Following recent news news and developments it appears that the container shipping market has broken a habit of a lifetime and is continuing its aggressive restructuring.
The latest development is from South Korea where Hanjin and Hyundai Merchant Marine (HMM) have both entered discussions with their creditors, led by the Korea Development Bank, for restructuring of their debt. However, the update from Seoul is that the banks may take a tough line with businesses that face significant market head winds as there are just too many shipping related debtors facing problems.
Just prior to this was the commencement of negotiations about a merger between Hapag-Lloyd and the United Arab Shipping Company (UASC). Both have confirmed that they are in discussions about “forms of cooperation including a potential combination of their mutual container shipping operations”. Hapag-Lloyd stated that any new structure would have an equity split based on the relative values of the two companies, with 72% for Hapag-Lloyd and 28% for UASC. Such a combination would create a company with around 7-8% of total container shipping capacity, with the UASC fleet characterised by the ownership of six new 18,000 TEU vessels. However, the deal is not yet agreed.
As a result of previous merger and take-overs, Hapag-Lloyd is owned by a number of shareholders including Klaus-Michael Kuehne, the city of Hamburg and CSAV the latter being the result of the absorption of the CSAV container business. UASC is largely owned by the Qatari government.

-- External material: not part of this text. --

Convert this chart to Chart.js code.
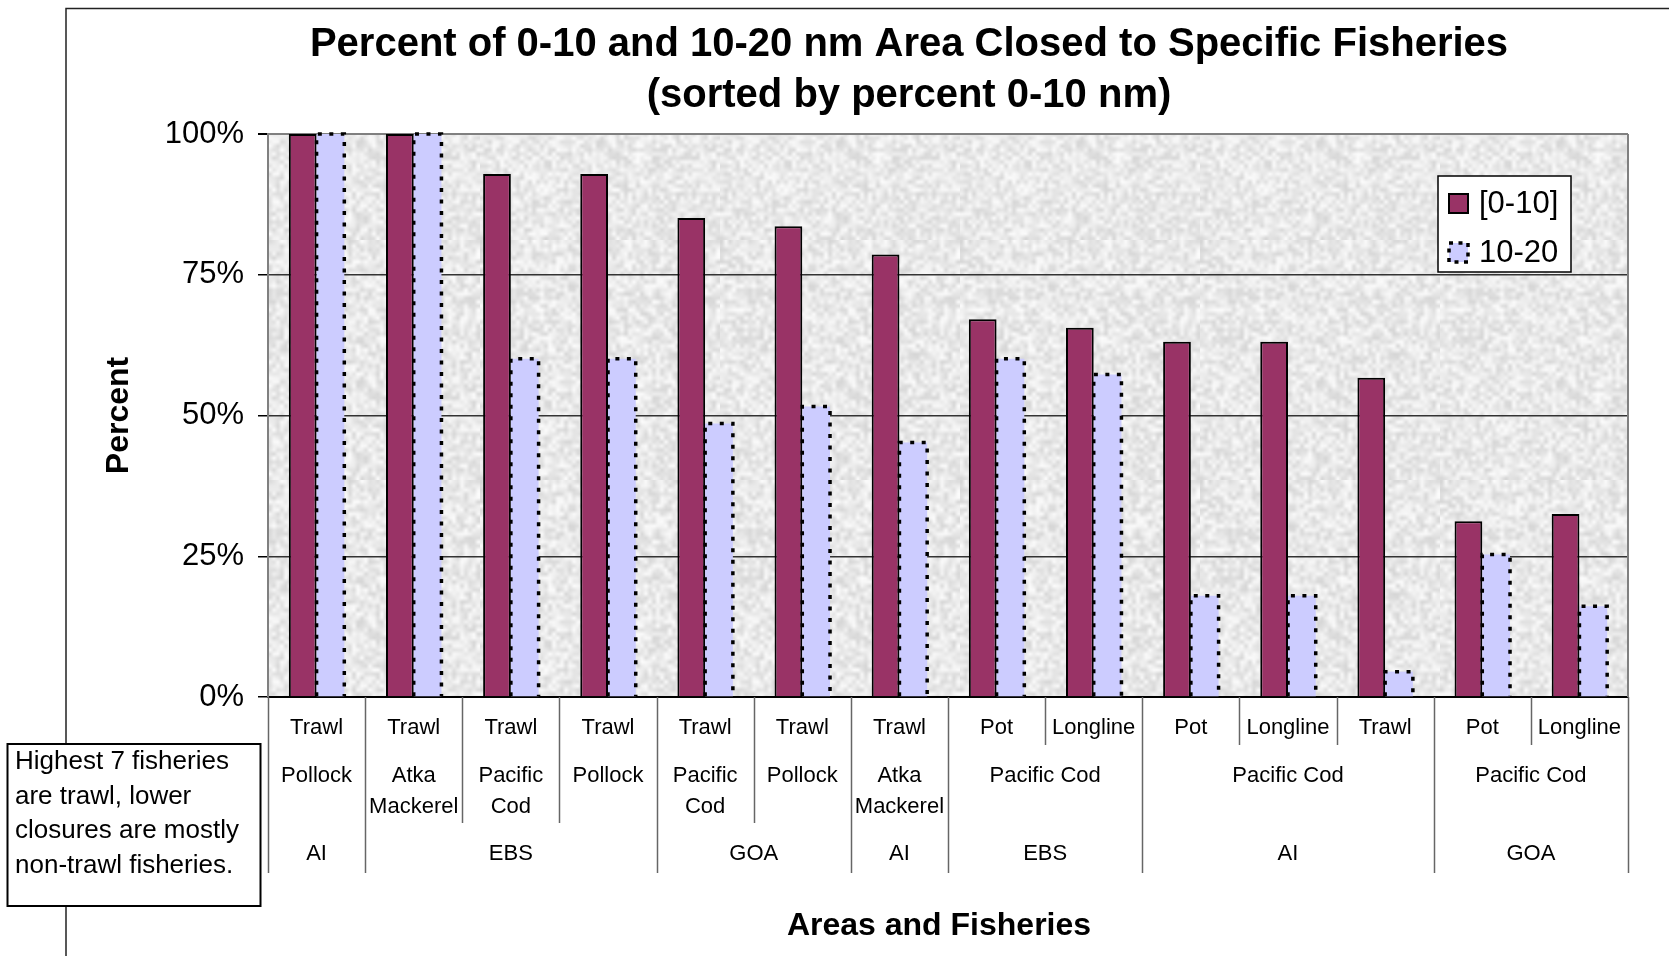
<!DOCTYPE html>
<html>
<head>
<meta charset="utf-8">
<script src="https://cdn.jsdelivr.net/npm/chart.js@4.4.1/dist/chart.umd.min.js"></script>
<style>
  html, body { margin: 0; padding: 0; background: #fff; }
  #wrap { width: 1669px; height: 956px; position: relative; }
</style>
</head>
<body>
<div id="wrap"><canvas id="myChart"></canvas></div>
<script>
// donnees
const engins = ['Trawl', 'Trawl', 'Trawl', 'Trawl', 'Trawl', 'Trawl', 'Trawl',
                'Pot', 'Longline', 'Pot', 'Longline', 'Trawl', 'Pot', 'Longline'];
const especes = [['Pollock'], ['Atka', 'Mackerel'], ['Pacific', 'Cod'], ['Pollock'],
                 ['Pacific', 'Cod'], ['Pollock'], ['Atka', 'Mackerel'],
                 ['Pacific Cod'], ['Pacific Cod'], ['Pacific Cod']];
const especesSpan = [1, 1, 1, 1, 1, 1, 1, 2, 3, 2];
const zones = ['AI', 'EBS', 'GOA', 'AI', 'EBS', 'AI', 'GOA'];
const zonesSpan = [1, 3, 2, 1, 2, 3, 2];

const serie0_10 = [100, 100, 92.9, 92.9, 85.1, 83.6, 78.6, 67.1, 65.6, 63.1, 63.1, 56.7, 31.2, 32.5];
const serie10_20 = [100, 100, 60.1, 60.1, 48.6, 51.6, 45.2, 60.1, 57.3, 18.0, 18.0, 4.5, 25.3, 16.1];
const yTicks = [0, 25, 50, 75, 100];

const titre = ['Percent of 0-10 and 10-20 nm Area Closed to Specific Fisheries',
               '(sorted by percent 0-10 nm)'];
const note = ['Highest 7 fisheries', 'are trawl, lower', 'closures are mostly', 'non-trawl fisheries.'];

const police = '"Liberation Sans", Arial, sans-serif';
const violet = '#993366';
const lavande = '#CCCCFF';

// texture grise du fond (bruit deterministe)
function texture() {
    const petit = document.createElement('canvas');
    petit.width = 60; petit.height = 60;
    const p = petit.getContext('2d');
    for (let y = 0; y < 60; y++) {
        for (let x = 0; x < 60; x++) {
            const n = Math.sin(x * 12.9898 + y * 78.233) * 43758.5453;
            const f = n - Math.floor(n);
            const v = Math.round(214 + f * 38);
            p.fillStyle = `rgb(${v},${v},${v})`;
            p.fillRect(x, y, 1, 1);
        }
    }
    const grand = document.createElement('canvas');
    grand.width = 240; grand.height = 240;
    const g = grand.getContext('2d');
    g.imageSmoothingEnabled = true;
    g.drawImage(petit, 0, 0, 240, 240);
    return grand;
}
const motif = texture();

// trace de la ligne pointillee autour d'une barre
function contourPointille(ctx, gauche, droite, haut, bas) {
    ctx.save();
    ctx.strokeStyle = '#000';
    ctx.lineWidth = 3.5;
    ctx.setLineDash([4, 7.5]);
    ctx.beginPath();
    ctx.moveTo(gauche, bas);
    ctx.lineTo(gauche, haut);
    ctx.lineTo(droite, haut);
    ctx.lineTo(droite, bas);
    ctx.stroke();
    ctx.restore();
}

const decor = {
    id: 'decor',
    beforeDraw(chart) {
        const ctx = chart.ctx;
        const a = chart.chartArea;
        ctx.save();
        ctx.fillStyle = '#fff';
        ctx.fillRect(0, 0, chart.width, chart.height);
        ctx.fillStyle = ctx.createPattern(motif, 'repeat');
        ctx.fillRect(a.left, a.top, a.right - a.left, a.bottom - a.top);
        ctx.restore();
    },
    afterDatasetsDraw(chart) {
        const ctx = chart.ctx;
        const meta = chart.getDatasetMeta(1);
        meta.data.forEach(el => {
            contourPointille(ctx, el.x - el.width / 2, el.x + el.width / 2, el.y, el.base);
        });
    },
    afterDraw(chart) {
        const ctx = chart.ctx;
        const a = chart.chartArea;
        const x = chart.scales.x;
        const n = engins.length;
        ctx.save();

        // bord droit de la zone de trace
        ctx.strokeStyle = '#808080';
        ctx.lineWidth = 2;
        ctx.beginPath();
        ctx.moveTo(a.right, a.top);
        ctx.lineTo(a.right, a.bottom);
        ctx.stroke();

        // separateurs des categories
        const finEspece = new Set();
        let c = 0;
        especesSpan.forEach(s => { c += s; finEspece.add(c); });
        const finZone = new Set([0]);
        c = 0;
        zonesSpan.forEach(s => { c += s; finZone.add(c); });
        ctx.strokeStyle = '#666';
        ctx.lineWidth = 1.5;
        for (let k = 0; k <= n; k++) {
            const px = Math.round(x.getPixelForValue(k - 0.5)) + 0.5;
            let fin = 745;
            if (finZone.has(k)) fin = 873;
            else if (finEspece.has(k)) fin = 823;
            ctx.beginPath();
            ctx.moveTo(px, a.bottom);
            ctx.lineTo(px, fin);
            ctx.stroke();
        }

        // etiquettes des categories
        ctx.fillStyle = '#000';
        ctx.textAlign = 'center';
        ctx.textBaseline = 'middle';
        ctx.font = '22px ' + police;
        engins.forEach((e, i) => {
            ctx.fillText(e, x.getPixelForValue(i), 728);
        });
        c = 0;
        especes.forEach((lignes, i) => {
            const milieu = x.getPixelForValue(c + (especesSpan[i] - 1) / 2);
            lignes.forEach((l, j) => ctx.fillText(l, milieu, 776 + j * 31));
            c += especesSpan[i];
        });
        c = 0;
        zones.forEach((z, i) => {
            const milieu = x.getPixelForValue(c + (zonesSpan[i] - 1) / 2);
            ctx.fillText(z, milieu, 854);
            c += zonesSpan[i];
        });

        // titres
        ctx.font = 'bold 40px ' + police;
        ctx.fillText(titre[0], 909, 45);
        ctx.fillText(titre[1], 909, 96);
        ctx.font = 'bold 32px ' + police;
        ctx.fillText('Areas and Fisheries', 939, 926);

        // legende
        ctx.fillStyle = '#fff';
        ctx.fillRect(1438, 176, 133, 96);
        ctx.strokeStyle = '#000';
        ctx.lineWidth = 1.5;
        ctx.strokeRect(1438, 176, 133, 96);
        ctx.fillStyle = violet;
        ctx.fillRect(1449, 194, 19, 19);
        ctx.lineWidth = 2;
        ctx.strokeRect(1449, 194, 19, 19);
        ctx.fillStyle = lavande;
        ctx.fillRect(1449, 243, 19, 19);
        ctx.save();
        ctx.lineWidth = 3.5;
        ctx.setLineDash([4, 5.5]);
        ctx.strokeRect(1449, 243, 19, 19);
        ctx.restore();
        ctx.fillStyle = '#000';
        ctx.textAlign = 'left';
        ctx.font = '31px ' + police;
        ctx.fillText(chart.data.datasets[0].label, 1479, 204);
        ctx.fillText(chart.data.datasets[1].label, 1479, 253);

        // cadre du graphique
        ctx.strokeStyle = '#222';
        ctx.lineWidth = 1.5;
        ctx.beginPath();
        ctx.moveTo(66, chart.height);
        ctx.lineTo(66, 8.5);
        ctx.lineTo(chart.width, 8.5);
        ctx.stroke();

        // encadre de commentaire
        ctx.fillStyle = '#fff';
        ctx.fillRect(7.5, 744, 253, 162);
        ctx.strokeStyle = '#000';
        ctx.lineWidth = 2;
        ctx.strokeRect(7.5, 744, 253, 162);
        ctx.fillStyle = '#000';
        ctx.font = '26px ' + police;
        note.forEach((l, i) => ctx.fillText(l, 15, 762 + i * 34.5));

        ctx.restore();
    }
};

const ctx = document.getElementById('myChart').getContext('2d');
const myChart = new Chart(ctx, {
    type: 'bar',
    data: {
        labels: engins,
        datasets: [{
            label: '[0-10]',
            data: serie0_10,
            backgroundColor: violet,
            borderColor: '#000',
            borderWidth: 2,
            borderSkipped: 'bottom'
        }, {
            label: '10-20',
            data: serie10_20,
            backgroundColor: lavande,
            borderWidth: 0
        }]
    },
    options: {
        responsive: true,
        maintainAspectRatio: false,
        animation: false,
        layout: { padding: { top: 134, right: 41, left: 0, bottom: 0 } },
        plugins: {
            legend: { display: false },
            title: { display: false },
            tooltip: { enabled: false }
        },
        datasets: {
            bar: { categoryPercentage: 0.571, barPercentage: 1.0 }
        },
        scales: {
            x: {
                ticks: { display: false },
                grid: { display: false },
                border: { color: '#000', width: 2 },
                afterFit: s => { s.height = 259; }
            },
            y: {
                min: 0,
                max: 100,
                afterBuildTicks: s => { s.ticks = yTicks.map(v => ({ value: v })); },
                ticks: {
                    callback: v => v + '%',
                    color: '#000',
                    padding: 14,
                    font: { size: 31, family: police }
                },
                grid: {
                    color: c => c.tick.value === 100 ? '#808080' : (c.tick.value === 0 ? 'rgba(0,0,0,0)' : '#333'),
                    lineWidth: c => c.tick.value === 100 ? 2 : 1.5,
                    tickColor: '#000',
                    tickLength: 10
                },
                border: { color: '#808080', width: 2 },
                title: {
                    display: true,
                    text: 'Percent',
                    color: '#000',
                    font: { size: 32, weight: 'bold', family: police },
                    padding: { top: 100, bottom: 0 }
                },
                afterFit: s => { s.width = 268; }
            }
        }
    },
    plugins: [decor]
});
</script>
</body>
</html>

The clear direction of the sector is towards consolidation around a few large players, who ought to be able to exercise some control over the availability of capacity on the market. Smaller companies will be squeezed-out. This is the theory, however looking at the Hapag Lloyd/UASC deal, it relies on such companies removing ships from service rather than simply re-introducing them under a new flag. Profitability including return on capital, will decide the success of any restructuring and this is still some distance away even in the largest container shipping companies.